--- Start Data provided ---

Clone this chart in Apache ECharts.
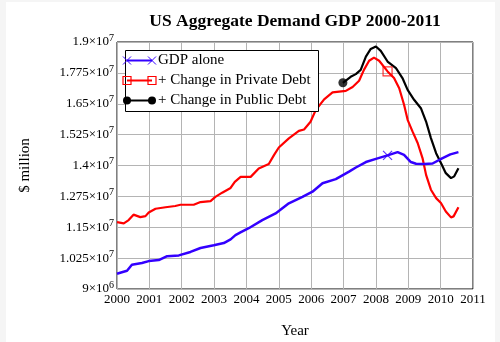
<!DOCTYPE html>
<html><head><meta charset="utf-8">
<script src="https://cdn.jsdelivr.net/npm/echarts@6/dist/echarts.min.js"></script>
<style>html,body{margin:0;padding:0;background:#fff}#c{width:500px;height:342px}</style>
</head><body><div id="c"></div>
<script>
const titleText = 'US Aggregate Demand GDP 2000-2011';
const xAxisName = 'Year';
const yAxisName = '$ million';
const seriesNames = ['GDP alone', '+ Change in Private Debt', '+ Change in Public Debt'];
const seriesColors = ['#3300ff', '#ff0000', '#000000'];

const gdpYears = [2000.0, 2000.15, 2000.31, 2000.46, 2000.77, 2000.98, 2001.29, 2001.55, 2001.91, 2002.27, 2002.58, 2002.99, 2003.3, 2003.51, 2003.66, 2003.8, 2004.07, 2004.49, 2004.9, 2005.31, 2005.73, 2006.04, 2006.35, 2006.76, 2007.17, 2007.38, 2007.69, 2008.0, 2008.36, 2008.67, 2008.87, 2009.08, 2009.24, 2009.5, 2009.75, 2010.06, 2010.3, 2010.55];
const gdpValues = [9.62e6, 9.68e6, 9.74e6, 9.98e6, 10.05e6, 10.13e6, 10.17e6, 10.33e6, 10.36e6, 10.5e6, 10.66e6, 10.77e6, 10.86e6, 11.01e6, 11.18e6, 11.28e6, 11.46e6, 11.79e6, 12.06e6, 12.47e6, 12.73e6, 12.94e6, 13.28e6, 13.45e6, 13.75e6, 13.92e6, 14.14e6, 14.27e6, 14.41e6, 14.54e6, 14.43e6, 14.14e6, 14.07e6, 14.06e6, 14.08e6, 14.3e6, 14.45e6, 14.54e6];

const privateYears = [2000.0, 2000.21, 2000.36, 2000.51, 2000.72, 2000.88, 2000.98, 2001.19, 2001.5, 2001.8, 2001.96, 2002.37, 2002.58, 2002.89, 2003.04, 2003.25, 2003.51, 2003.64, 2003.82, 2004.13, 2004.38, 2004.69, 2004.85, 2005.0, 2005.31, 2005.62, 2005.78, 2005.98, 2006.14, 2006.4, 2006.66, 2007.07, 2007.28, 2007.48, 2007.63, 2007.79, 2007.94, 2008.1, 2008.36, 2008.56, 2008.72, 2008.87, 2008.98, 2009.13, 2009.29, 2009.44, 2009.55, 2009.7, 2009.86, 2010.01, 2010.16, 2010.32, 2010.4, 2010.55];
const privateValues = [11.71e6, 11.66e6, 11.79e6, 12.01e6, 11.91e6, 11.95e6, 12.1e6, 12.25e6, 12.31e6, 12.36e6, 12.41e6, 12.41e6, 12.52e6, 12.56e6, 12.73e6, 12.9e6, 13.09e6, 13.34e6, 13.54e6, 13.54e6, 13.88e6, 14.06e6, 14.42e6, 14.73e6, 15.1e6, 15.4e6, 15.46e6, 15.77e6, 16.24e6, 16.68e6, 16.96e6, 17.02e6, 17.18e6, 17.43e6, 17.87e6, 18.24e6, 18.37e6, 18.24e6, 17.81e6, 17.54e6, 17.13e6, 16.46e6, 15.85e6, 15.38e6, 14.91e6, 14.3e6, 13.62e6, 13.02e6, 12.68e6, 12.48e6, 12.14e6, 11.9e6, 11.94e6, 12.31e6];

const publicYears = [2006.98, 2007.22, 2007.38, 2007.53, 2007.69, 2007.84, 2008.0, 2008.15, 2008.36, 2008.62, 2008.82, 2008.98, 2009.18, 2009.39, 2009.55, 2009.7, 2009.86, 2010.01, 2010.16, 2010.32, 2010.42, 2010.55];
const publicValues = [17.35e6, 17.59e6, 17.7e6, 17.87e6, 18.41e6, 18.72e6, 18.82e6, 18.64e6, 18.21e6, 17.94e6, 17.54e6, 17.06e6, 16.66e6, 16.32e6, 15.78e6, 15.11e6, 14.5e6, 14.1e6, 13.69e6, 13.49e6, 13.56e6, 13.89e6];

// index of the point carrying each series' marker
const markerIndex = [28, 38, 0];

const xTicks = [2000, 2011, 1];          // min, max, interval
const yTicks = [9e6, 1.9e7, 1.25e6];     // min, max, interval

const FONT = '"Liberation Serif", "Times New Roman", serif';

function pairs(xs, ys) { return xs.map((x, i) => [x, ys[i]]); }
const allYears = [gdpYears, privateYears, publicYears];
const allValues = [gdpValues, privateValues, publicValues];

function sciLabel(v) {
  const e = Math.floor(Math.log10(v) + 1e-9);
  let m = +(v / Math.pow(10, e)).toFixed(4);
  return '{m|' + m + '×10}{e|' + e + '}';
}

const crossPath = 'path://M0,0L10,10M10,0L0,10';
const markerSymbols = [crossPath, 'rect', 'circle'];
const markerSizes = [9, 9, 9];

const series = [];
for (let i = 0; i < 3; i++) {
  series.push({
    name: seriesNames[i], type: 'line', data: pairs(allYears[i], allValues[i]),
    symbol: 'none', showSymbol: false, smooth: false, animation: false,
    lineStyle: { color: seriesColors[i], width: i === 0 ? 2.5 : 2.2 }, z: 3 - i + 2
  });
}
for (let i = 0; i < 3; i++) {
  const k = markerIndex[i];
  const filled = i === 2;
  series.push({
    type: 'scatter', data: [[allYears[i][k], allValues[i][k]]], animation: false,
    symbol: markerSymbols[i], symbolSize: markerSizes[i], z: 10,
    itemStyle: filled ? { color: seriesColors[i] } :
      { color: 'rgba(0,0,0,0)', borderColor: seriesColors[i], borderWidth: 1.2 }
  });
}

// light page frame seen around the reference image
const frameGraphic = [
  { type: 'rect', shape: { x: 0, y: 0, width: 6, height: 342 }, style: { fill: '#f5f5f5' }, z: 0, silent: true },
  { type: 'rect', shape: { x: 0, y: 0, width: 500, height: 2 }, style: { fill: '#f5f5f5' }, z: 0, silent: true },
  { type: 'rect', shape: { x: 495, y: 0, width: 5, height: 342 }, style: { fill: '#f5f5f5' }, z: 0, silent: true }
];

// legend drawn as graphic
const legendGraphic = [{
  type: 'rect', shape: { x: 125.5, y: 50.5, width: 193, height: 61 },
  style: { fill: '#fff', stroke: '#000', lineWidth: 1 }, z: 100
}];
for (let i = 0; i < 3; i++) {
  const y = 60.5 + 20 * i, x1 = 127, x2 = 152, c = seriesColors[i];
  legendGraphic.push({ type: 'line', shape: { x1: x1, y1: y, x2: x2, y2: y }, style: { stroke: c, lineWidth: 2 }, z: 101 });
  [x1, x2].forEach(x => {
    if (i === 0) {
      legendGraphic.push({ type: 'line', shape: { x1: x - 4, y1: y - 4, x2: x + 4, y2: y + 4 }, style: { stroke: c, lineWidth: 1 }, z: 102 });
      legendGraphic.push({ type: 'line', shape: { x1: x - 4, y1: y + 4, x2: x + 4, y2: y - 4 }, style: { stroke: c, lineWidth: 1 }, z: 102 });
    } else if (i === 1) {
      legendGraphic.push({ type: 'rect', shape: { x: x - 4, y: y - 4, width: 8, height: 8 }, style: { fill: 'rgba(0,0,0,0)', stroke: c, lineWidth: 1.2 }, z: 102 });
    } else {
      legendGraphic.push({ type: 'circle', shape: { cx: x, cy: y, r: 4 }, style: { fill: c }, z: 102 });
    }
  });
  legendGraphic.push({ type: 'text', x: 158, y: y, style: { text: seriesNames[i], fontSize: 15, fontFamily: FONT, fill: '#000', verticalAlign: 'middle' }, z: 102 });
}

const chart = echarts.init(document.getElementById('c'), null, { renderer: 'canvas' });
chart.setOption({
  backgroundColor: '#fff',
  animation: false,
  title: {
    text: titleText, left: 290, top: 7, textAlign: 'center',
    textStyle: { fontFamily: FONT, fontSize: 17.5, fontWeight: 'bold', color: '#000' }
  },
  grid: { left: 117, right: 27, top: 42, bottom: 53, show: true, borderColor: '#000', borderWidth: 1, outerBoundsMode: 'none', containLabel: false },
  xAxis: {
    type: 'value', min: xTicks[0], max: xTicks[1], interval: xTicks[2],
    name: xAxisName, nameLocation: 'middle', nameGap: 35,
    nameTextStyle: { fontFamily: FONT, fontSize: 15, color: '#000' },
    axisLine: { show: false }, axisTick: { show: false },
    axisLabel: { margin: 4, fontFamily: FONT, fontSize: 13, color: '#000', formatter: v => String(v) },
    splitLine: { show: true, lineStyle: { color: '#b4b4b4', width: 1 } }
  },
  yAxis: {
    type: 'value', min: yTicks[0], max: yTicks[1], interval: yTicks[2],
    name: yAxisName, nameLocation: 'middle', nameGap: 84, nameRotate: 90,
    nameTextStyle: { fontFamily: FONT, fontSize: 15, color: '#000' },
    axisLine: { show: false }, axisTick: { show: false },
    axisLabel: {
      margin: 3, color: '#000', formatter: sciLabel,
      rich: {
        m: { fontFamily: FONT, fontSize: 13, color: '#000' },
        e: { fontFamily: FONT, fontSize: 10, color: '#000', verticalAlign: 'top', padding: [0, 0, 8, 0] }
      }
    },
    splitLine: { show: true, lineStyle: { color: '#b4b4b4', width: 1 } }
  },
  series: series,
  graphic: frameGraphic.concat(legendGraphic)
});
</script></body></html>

--- End Data provided ---
--- Start Data provided ---

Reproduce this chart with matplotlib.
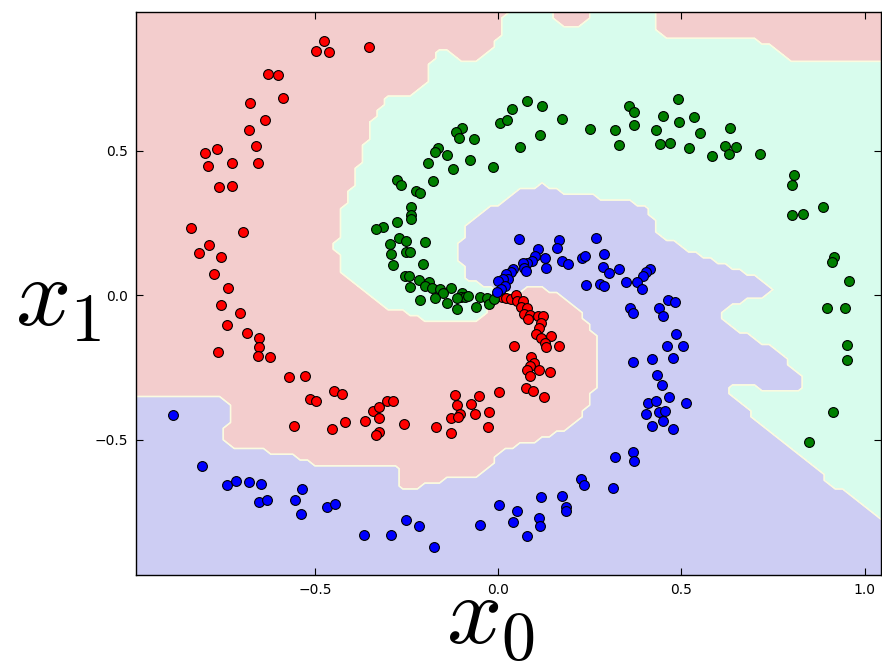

--- End Data provided ---

Problem. Find every line that has "this" in it, then return those lines.

Task result.
Clone this chart in Apache ECharts.
Reproduce this chart with matplotlib.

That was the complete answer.